Gnadenhutten, Ohio, August 15.—We have had a prosperous season, this summer, both for honey and swarms. The weather was good from the time the fruit trees blossomed until the close of the white clover blossoms. It is refreshing to the drooping spirit to have a season of plenty after such poor seasons as the previous two were. Our success would be better if we had some reliable plants to supply honey, after the white clover is past. That is now our main dependance, and when it is a partial failure our late swarms cannot gather sufficient store to last them over winter; and buckwheat is at best an uncertain source for honey.
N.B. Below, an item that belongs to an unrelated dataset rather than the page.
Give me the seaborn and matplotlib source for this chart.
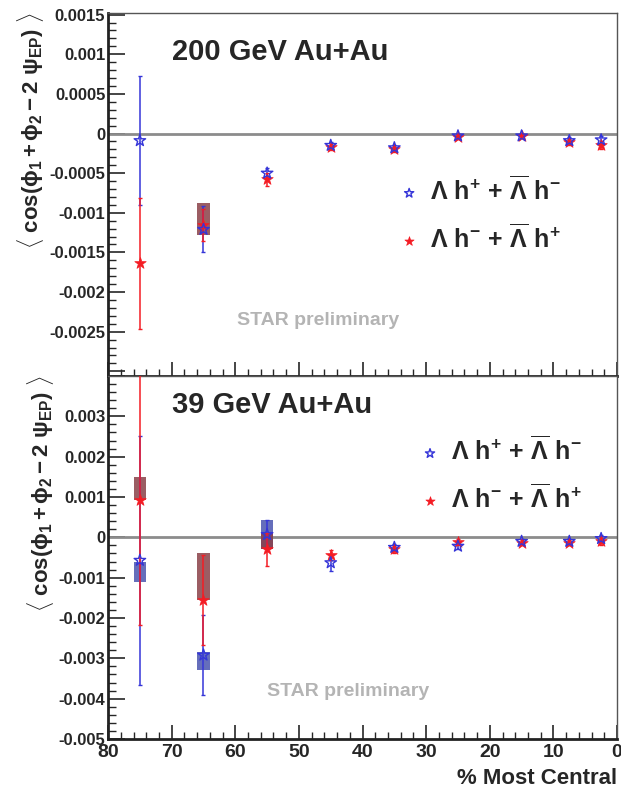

As there is considerable rivalry among inventors about patent hives, and divers contrivances are recommended to bee-keepers as the ne plus ultra of perfection, I will state that some years ago I invented a side-opening leaf hive, with a sliding bottom board. Either front or rear side is a door, through which the bottom board slides. At the opposite end of the hive from the door, in the side of the hive, is a frame or yoke, fastened to the sides of the bottom-board and reaching half way up the side of the hive. On top of said yoke are clasps fastened loosely to the yoke with wire rivets. These clasps hold the frames by means of wire hooks driven into the frames and hooking over a shoulder on top of the clasps. The clasps move sideways, and allow the frames to be moved sideways, like the leaves of a book, and also to be taken off. The part of the hive with a hook in, has a piece of wire driven in at the bottom, to serve as a pivot, and works in a gimlet hole in the bottom board. In operating with the bees in, the door is opened and the fastenings made by the bees are to be cut loose; then the bottom board with the frames is drawn out of the hive. It is perhaps as good a side-opening hive as any, with the additional good quality that there is no patent on it. Any one is at liberty to use the invention. For myself, I prefer top opening hives, as more convenient.—S. Luethi.